A federal judge in Savannah has made it considerably more difficult to bring massive class-action claims against banks.

U.S. District Judge William T. Moore Jr. ruled July 11 that a class action against H&R Block and five lenders was simply too complex to go forward. The judge, instead, ordered the parties to file individual cases against the six companies or to drop their claims.

Banking lawyers hailed the ruling, saying the 52-page decision provides a blueprint for judges to eliminate other class actions consumers have filed against banks.

"This case will serve as an important precedent for other banks trying to block certification of a class where the plaintiffs are asserting civil racketeering, state unfair practices, or fraud charges," said Alan Kaplinsky, a partner at the Philadelphia law firm of Ballard, Spahr, Andrews & Ingersoll, which represented several of the lenders.

"This reaffirms what the courts have said in the nonbanking context," agreed Jeffrey S. Saltz, a partner at the Philadelphia law firm of Wolf, Block, Schorr and Sollis-Cohen. "Certifying a class action for a fraud just leads to too many problems."

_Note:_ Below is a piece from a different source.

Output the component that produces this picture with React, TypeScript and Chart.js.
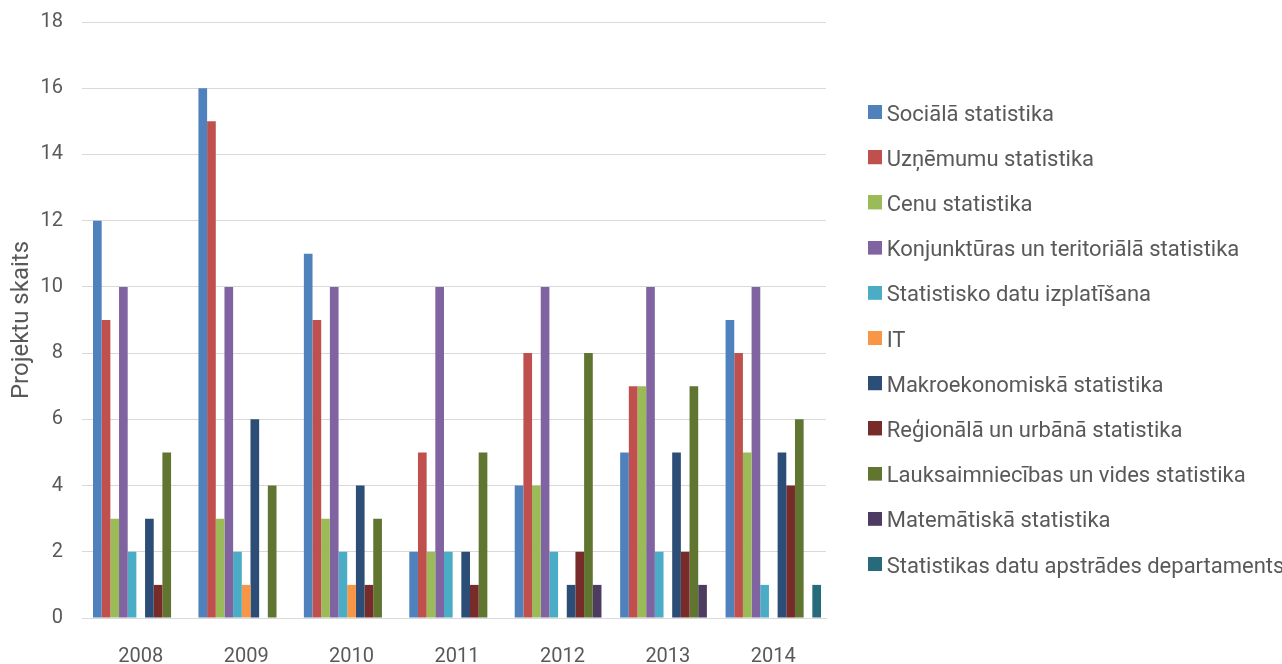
import React, { useEffect, useRef } from "react";
import { Chart, registerables } from "chart.js";

Chart.register(...registerables);

const years = ["2008", "2009", "2010", "2011", "2012", "2013", "2014"];

const seriesNames = [
  "Sociālā statistika",
  "Uzņēmumu statistika",
  "Cenu statistika",
  "Konjunktūras un teritoriālā statistika",
  "Statistisko datu izplatīšana",
  "IT",
  "Makroekonomiskā statistika",
  "Reģionālā un urbānā statistika",
  "Lauksaimniecības un vides statistika",
  "Matemātiskā statistika",
  "Statistikas datu apstrādes departaments",
];

const socialaStat = [12, 16, 11, 2, 4, 5, 9];
const uznemumuStat = [9, 15, 9, 5, 8, 7, 8];
const cenuStat = [3, 3, 3, 2, 4, 7, 5];
const konjunkturasStat = [10, 10, 10, 10, 10, 10, 10];
const datuIzplatisana = [2, 2, 2, 2, 2, 2, 1];
const itVals = [0, 1, 1, 0, 0, 0, 0];
const makroStat = [3, 6, 4, 2, 1, 5, 5];
const regionalaStat = [1, 0, 1, 1, 2, 2, 4];
const lauksaimStat = [5, 4, 3, 5, 8, 7, 6];
const matematiskaStat = [0, 0, 0, 0, 1, 1, 0];
const apstradesDep = [0, 0, 0, 0, 0, 0, 1];

const seriesValues = [
  socialaStat,
  uznemumuStat,
  cenuStat,
  konjunkturasStat,
  datuIzplatisana,
  itVals,
  makroStat,
  regionalaStat,
  lauksaimStat,
  matematiskaStat,
  apstradesDep,
];

const seriesColors = [
  "#4F81BD",
  "#C0504D",
  "#9BBB59",
  "#8064A2",
  "#4BACC6",
  "#F79646",
  "#2C4D75",
  "#772C2A",
  "#5F7530",
  "#4D3B62",
  "#276A7C",
];

const yTicks = { min: 0, max: 18, step: 2 };
const yTitle = "Projektu skaits";

const FONT = "Roboto, 'Noto Sans', sans-serif";
const TEXT = "#595959";
const GRID = "#D9D9D9";
const LEGEND_WIDTH = 430.5;

function makeSwatch(color: string): HTMLCanvasElement {
  const c = document.createElement("canvas");
  c.width = 14;
  c.height = 20;
  const g = c.getContext("2d")!;
  g.fillStyle = color;
  g.fillRect(0, 0, 14, 14);
  return c;
}

const legendFitPlugin = {
  id: "legendFit",
  beforeUpdate(chart: any) {
    const lg = chart.legend;
    if (lg && !lg.__patched) {
      const orig = lg.fit.bind(lg);
      lg.fit = function () {
        orig();
        this.width = LEGEND_WIDTH;
      };
      lg.__patched = true;
    }
  },
};

export default function App() {
  const ref = useRef<HTMLCanvasElement | null>(null);

  useEffect(() => {
    if (!ref.current) return;
    const swatches = seriesColors.map(makeSwatch);
    const chart = new Chart(ref.current, {
      type: "bar",
      data: {
        labels: years,
        datasets: seriesNames.map((name, i) => ({
          label: name,
          data: seriesValues[i],
          backgroundColor: seriesColors[i],
          borderWidth: 0,
          categoryPercentage: 0.905,
          barPercentage: 1,
        })),
      },
      plugins: [legendFitPlugin],
      options: {
        animation: false,
        responsive: true,
        maintainAspectRatio: false,
        layout: { padding: { top: 3, right: 0, bottom: 0, left: 0 } },
        plugins: {
          tooltip: { enabled: false },
          legend: {
            position: "right",
            align: "center",
            title: { display: true, text: " ", font: { size: 15, lineHeight: 1 }, padding: 0 },
            labels: {
              usePointStyle: true,
              pointStyleWidth: 1,
              boxHeight: 14,
              padding: 23.2,
              color: TEXT,
              font: { family: FONT, size: 22 },
              generateLabels: (ch: any) => {
                const items = Chart.defaults.plugins.legend.labels.generateLabels(ch);
                return items.map((it: any, i: number) => ({ ...it, pointStyle: swatches[i] }));
              },
            },
          },
        },
        scales: {
          x: {
            grid: { display: false, drawTicks: false },
            border: { display: true, color: GRID, width: 1 },
            ticks: {
              color: TEXT,
              font: { family: FONT, size: 20 },
              padding: 27,
            },
            afterFit: (s: any) => {
              s.height = 46;
            },
          },
          y: {
            min: yTicks.min,
            max: yTicks.max,
            ticks: {
              stepSize: yTicks.step,
              color: TEXT,
              font: { family: FONT, size: 20 },
              padding: 19,
            },
            grid: { color: GRID, lineWidth: 1, tickLength: 6, drawTicks: true },
            border: { display: false },
            title: {
              display: true,
              text: yTitle,
              color: TEXT,
              font: { family: FONT, size: 24 },
              padding: 8,
            },
            afterFit: (s: any) => {
              s.width = 88;
              s.paddingTop = 22;
            },
          },
          pad: {
            type: "linear",
            position: "right",
            display: true,
            grid: { display: false, drawTicks: false },
            border: { display: false },
            ticks: { display: false },
            afterFit: (s: any) => {
              s.width = 25.5;
            },
          },
        },
      } as any,
    });
    return () => chart.destroy();
  }, []);

  return (
    <div style={{ position: "fixed", left: 0, top: 0, width: 1282, height: 664 }}>
      <canvas ref={ref} />
    </div>
  );
}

Class actions have become an increasingly potent weapon against banks. A lawyer consolidates scores of similar grievances against an institution and then files a single suit. The lawyer normally receives fees and a percentage of the award. The rest is split among the consumers. The suits typically accuse a bank of improperly disclosing a fee or loan term.

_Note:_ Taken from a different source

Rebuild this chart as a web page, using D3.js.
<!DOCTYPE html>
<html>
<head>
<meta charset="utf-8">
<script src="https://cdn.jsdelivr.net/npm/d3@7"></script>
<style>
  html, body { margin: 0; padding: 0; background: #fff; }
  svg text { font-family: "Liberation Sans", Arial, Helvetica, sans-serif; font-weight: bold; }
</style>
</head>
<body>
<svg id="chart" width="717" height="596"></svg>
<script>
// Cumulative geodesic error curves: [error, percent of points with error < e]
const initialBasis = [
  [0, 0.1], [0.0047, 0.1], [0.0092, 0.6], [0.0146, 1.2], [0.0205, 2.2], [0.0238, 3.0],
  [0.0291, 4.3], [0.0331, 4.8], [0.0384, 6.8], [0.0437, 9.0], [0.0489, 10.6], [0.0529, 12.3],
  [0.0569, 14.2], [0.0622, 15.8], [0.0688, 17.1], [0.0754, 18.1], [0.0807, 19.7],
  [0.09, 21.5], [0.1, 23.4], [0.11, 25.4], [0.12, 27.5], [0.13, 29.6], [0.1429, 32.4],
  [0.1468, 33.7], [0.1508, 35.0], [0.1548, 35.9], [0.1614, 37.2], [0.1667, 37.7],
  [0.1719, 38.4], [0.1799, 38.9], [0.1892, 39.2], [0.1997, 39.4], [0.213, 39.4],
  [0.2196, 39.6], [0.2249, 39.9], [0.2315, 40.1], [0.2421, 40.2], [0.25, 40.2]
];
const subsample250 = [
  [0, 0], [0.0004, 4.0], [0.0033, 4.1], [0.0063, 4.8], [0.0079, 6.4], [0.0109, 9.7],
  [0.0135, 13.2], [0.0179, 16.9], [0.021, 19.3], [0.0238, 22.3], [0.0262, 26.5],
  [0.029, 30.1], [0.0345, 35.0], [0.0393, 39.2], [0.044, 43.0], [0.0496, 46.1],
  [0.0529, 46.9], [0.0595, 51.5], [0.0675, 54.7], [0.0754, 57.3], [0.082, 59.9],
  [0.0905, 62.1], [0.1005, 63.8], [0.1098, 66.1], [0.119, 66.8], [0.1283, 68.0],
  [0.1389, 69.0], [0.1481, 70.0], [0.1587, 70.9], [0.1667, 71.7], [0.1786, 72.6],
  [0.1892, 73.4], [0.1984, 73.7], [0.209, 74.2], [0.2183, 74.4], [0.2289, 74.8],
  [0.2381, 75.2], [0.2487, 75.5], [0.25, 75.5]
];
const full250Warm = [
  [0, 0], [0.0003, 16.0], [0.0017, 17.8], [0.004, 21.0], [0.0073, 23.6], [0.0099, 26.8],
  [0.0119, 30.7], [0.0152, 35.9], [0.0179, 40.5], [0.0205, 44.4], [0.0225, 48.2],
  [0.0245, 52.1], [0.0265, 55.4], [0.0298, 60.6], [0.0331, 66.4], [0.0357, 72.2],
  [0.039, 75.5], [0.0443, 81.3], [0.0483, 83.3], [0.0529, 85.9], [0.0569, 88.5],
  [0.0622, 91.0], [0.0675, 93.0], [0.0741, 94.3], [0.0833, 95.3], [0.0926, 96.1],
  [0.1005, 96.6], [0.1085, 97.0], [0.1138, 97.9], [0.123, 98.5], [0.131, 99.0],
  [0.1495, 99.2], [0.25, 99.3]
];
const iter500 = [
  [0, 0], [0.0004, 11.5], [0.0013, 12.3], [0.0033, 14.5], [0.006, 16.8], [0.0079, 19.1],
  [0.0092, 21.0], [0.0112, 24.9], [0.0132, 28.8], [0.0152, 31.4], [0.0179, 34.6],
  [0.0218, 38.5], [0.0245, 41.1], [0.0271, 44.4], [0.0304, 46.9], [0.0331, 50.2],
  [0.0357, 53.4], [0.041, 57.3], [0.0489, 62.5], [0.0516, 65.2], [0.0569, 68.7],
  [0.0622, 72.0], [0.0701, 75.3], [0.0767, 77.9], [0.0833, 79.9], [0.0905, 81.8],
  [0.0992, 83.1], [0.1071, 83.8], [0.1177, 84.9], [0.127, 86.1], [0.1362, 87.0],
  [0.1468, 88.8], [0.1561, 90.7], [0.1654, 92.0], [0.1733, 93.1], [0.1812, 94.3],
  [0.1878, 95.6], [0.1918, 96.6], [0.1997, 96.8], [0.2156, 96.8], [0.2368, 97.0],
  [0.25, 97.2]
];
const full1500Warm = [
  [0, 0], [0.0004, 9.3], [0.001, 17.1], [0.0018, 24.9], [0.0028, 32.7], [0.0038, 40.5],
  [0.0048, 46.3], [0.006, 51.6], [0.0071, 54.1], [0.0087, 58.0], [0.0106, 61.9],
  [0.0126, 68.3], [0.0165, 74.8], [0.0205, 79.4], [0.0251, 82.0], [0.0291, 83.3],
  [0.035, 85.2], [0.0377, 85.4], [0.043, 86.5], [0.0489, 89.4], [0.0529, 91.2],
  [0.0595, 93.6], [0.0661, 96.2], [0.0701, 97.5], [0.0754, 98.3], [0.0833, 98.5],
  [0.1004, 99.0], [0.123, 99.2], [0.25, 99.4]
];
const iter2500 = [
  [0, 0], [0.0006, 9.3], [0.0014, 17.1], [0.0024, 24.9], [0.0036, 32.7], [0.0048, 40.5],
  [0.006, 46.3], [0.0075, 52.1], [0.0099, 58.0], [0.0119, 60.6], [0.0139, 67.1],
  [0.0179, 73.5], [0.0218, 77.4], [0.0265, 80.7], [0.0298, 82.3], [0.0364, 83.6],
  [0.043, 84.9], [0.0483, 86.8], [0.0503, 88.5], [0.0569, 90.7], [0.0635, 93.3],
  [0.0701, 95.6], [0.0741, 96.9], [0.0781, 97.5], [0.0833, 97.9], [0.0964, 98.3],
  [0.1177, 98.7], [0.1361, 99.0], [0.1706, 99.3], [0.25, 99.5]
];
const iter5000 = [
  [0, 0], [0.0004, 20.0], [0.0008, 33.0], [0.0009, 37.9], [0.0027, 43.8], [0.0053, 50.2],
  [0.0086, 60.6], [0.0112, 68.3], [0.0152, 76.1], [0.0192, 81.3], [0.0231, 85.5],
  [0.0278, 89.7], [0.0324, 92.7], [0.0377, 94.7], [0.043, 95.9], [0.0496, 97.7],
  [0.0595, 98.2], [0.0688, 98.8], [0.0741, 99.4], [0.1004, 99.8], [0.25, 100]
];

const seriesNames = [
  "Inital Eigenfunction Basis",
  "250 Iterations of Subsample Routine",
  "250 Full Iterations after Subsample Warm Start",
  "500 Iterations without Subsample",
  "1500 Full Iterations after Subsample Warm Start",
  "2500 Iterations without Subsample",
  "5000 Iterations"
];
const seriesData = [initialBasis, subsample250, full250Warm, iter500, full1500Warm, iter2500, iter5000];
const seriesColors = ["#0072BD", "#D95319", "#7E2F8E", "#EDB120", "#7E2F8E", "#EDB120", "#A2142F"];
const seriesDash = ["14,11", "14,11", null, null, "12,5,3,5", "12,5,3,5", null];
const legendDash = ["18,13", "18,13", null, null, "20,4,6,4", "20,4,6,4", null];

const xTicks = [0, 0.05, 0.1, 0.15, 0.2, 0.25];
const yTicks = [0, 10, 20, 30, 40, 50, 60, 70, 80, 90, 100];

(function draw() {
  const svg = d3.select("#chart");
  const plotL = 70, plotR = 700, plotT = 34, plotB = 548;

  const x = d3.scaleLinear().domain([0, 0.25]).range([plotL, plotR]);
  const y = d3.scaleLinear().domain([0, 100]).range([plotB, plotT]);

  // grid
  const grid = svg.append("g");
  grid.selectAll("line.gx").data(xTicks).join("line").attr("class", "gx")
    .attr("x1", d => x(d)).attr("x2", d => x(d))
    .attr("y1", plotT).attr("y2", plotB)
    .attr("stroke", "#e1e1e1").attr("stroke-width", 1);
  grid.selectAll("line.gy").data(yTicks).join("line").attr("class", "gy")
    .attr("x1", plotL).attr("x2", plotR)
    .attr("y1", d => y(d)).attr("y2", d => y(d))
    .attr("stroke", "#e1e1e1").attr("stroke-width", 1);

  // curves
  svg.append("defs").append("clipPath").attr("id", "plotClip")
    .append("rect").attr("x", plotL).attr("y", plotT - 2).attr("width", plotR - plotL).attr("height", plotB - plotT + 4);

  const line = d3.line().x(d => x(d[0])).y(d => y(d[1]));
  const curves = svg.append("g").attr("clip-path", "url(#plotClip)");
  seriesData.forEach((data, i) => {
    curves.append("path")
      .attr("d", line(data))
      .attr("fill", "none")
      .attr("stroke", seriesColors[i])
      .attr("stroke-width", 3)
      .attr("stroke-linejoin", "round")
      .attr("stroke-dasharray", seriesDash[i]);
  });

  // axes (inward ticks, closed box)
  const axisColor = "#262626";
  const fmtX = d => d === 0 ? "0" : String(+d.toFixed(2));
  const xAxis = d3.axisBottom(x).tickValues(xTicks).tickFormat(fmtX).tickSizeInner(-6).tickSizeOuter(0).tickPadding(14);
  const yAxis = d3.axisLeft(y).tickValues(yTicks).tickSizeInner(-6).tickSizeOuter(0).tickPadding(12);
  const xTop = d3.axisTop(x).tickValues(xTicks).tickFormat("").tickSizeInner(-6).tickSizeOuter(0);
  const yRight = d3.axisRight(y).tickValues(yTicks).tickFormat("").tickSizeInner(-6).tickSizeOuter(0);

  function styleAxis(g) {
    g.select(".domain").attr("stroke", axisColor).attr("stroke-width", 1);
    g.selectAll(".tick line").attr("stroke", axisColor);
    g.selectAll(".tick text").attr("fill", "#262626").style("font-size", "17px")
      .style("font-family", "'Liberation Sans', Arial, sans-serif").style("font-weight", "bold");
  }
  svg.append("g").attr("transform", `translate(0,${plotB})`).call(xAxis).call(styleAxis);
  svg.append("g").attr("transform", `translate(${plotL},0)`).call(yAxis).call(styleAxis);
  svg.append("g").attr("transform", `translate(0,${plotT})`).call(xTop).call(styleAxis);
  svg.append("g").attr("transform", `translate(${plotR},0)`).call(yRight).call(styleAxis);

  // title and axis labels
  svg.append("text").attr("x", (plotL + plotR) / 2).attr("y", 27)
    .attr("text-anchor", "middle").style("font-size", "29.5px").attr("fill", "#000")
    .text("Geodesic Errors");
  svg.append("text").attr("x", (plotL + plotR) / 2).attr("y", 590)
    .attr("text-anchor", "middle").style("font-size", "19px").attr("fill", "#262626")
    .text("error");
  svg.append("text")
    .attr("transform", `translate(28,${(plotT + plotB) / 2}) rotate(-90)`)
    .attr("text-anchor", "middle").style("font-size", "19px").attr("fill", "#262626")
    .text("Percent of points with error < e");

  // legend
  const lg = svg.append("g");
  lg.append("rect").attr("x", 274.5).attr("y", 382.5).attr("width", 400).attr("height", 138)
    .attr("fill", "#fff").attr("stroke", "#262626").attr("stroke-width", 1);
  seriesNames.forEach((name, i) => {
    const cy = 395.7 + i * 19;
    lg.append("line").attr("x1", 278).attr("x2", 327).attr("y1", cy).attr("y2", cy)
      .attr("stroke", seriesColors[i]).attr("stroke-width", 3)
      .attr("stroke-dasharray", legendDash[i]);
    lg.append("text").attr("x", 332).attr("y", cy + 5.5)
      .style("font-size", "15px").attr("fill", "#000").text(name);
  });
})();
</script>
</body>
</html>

Judge Moore said that although there is nothing inherently wrong with class actions, they don't work when millions of consumers have to prove they relied on inaccurate information provided by a bank.

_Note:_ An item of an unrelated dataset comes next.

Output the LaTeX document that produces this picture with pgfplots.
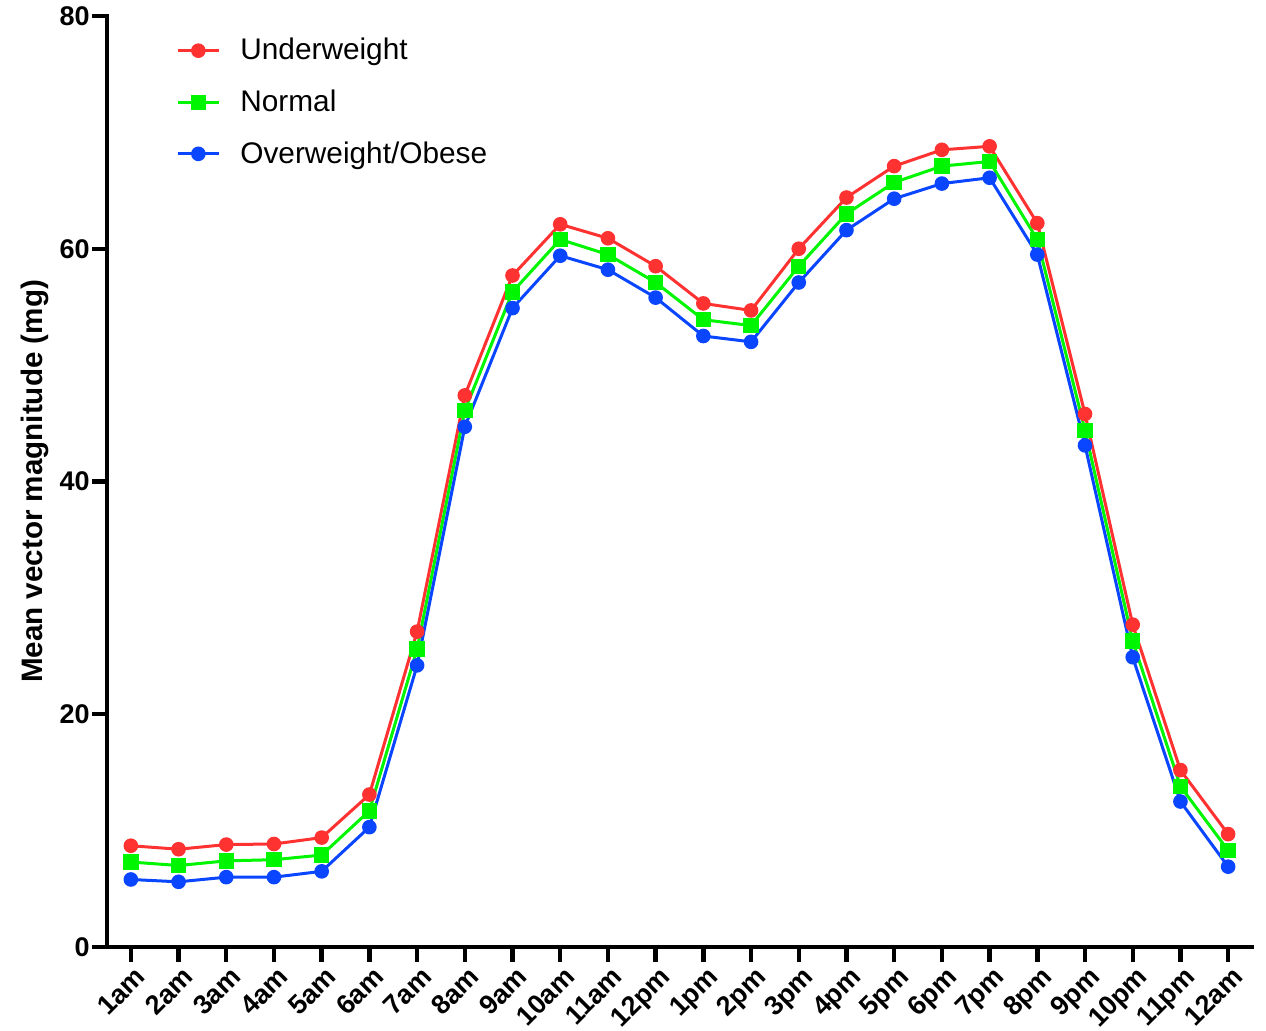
\documentclass[border=0pt]{standalone}
\usepackage{fontspec}
\setmainfont{Liberation Sans}
\usepackage{pgfplots}
\pgfplotsset{compat=1.18}
\definecolor{cUnder}{RGB}{255,50,50}
\definecolor{cNormal}{RGB}{0,245,0}
\definecolor{cOver}{RGB}{10,70,255}
\begin{document}
\begin{tikzpicture}
% page = 1266x1031 px at 0.5pt per px, axis box from (0,0) to (572.5pt,465.5pt)
\useasboundingbox (-53.5pt,-42pt) rectangle (579.5pt,473.5pt);
\begin{axis}[
    at={(0,0)}, anchor=south west,
    scale only axis,
    width=572.5pt, height=465.5pt,
    xmin=-0.5, xmax=23.5,
    ymin=0, ymax=80,
    axis lines*=left,
    axis line style={line width=2.2pt, line cap=rect},
    xtick={0,...,23},
    xticklabels={1am,2am,3am,4am,5am,6am,7am,8am,9am,10am,11am,12pm,1pm,2pm,3pm,4pm,5pm,6pm,7pm,8pm,9pm,10pm,11pm,12am},
    ytick={0,20,40,60,80},
    tick align=outside,
    major tick length=7.5pt,
    tick style={line width=2.2pt, black},
    /pgf/number format/assume math mode=true,
    ticklabel style={font=\fontsize{13.5}{15}\selectfont\bfseries},
    x tick label style={rotate=45, anchor=north east, inner sep=0pt, xshift=0pt, yshift=-2pt},
    y tick label style={inner sep=1pt},
    ylabel={Mean vector magnitude (mg)},
    ylabel style={font=\fontsize{14.8}{17}\selectfont\bfseries,
        at={(axis description cs:-0.0629,0.5)}, anchor=center},
    legend style={draw=none, fill=none, at={(0.055,0.985)}, anchor=north west,
        font=\fontsize{14.9}{17}\selectfont, row sep=9.5pt,
        /tikz/every odd column/.append style={column sep=8pt}},
    legend cell align=left,
    legend image code/.code={\draw[mark repeat=2,mark phase=2] plot coordinates {(0pt,0pt)(10.25pt,0pt)(20.5pt,0pt)};},
    every axis plot/.append style={line width=1.5pt},
]
\addplot[cUnder, mark=*, mark size=2.9pt, mark options={solid}] coordinates {
(0,8.7) (1,8.4) (2,8.8) (3,8.85) (4,9.4) (5,13.1) (6,27.1) (7,47.4) (8,57.7) (9,62.1) (10,60.9) (11,58.5)
(12,55.3) (13,54.7) (14,60.0) (15,64.4) (16,67.1) (17,68.5) (18,68.8) (19,62.2) (20,45.8) (21,27.7) (22,15.2) (23,9.7)};
\addplot[cNormal, mark=square*, mark size=3.1pt, mark options={solid}] coordinates {
(0,7.3) (1,7.0) (2,7.4) (3,7.5) (4,7.9) (5,11.7) (6,25.6) (7,46.1) (8,56.3) (9,60.8) (10,59.5) (11,57.1)
(12,53.9) (13,53.4) (14,58.5) (15,63.0) (16,65.7) (17,67.1) (18,67.5) (19,60.8) (20,44.4) (21,26.3) (22,13.8) (23,8.3)};
\addplot[cOver, mark=*, mark size=2.9pt, mark options={solid}] coordinates {
(0,5.8) (1,5.6) (2,6.0) (3,6.0) (4,6.5) (5,10.3) (6,24.2) (7,44.7) (8,54.9) (9,59.4) (10,58.2) (11,55.8)
(12,52.5) (13,52.0) (14,57.1) (15,61.6) (16,64.3) (17,65.6) (18,66.1) (19,59.5) (20,43.1) (21,24.9) (22,12.5) (23,6.9)};
\legend{Underweight, Normal, Overweight/Obese}
\end{axis}
\end{tikzpicture}
\end{document}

The problem, the judge said, is that the bank has to question each plaintiff individually to learn if the person really relied on the allegedly inaccurate information. That becomes an administrative nightmare, he said. The parties would be better off filing separate suits, he said.

"With a class of this size, effective management of the case cannot be realized," the judge wrote.

The decision stems from H&R Block's rapid refund program, which offers short-term loans to taxpayers who file their returns electronically.

A group of consumers charged they didn't realize they were applying for a loan when they used the rapid refund. Rather, they thought they were just getting their refund sooner. They sued H&R Block and the lenders, claiming violations of the antiracketeering and consumer protection laws.

The battle isn't over yet. Lawyers for the consumers have appealed the case to the U.S. Court of Appeals in Atlanta. They assert that the judge can allow the case to proceed by simply presuming that all the customers relied on misleading information.

"If, as the trial court has held, class-wide reliance of defendant's material misrepresentations cannot be presumed at the certification stage, large fraud class actions will virtually never be possible," the consumers said in the appeal.

But the banks countered yesterday, saying in a brief that the judge was correct when he ruled that the case was unmanageable. They cited dozens of cases supporting a judge's right to make this call.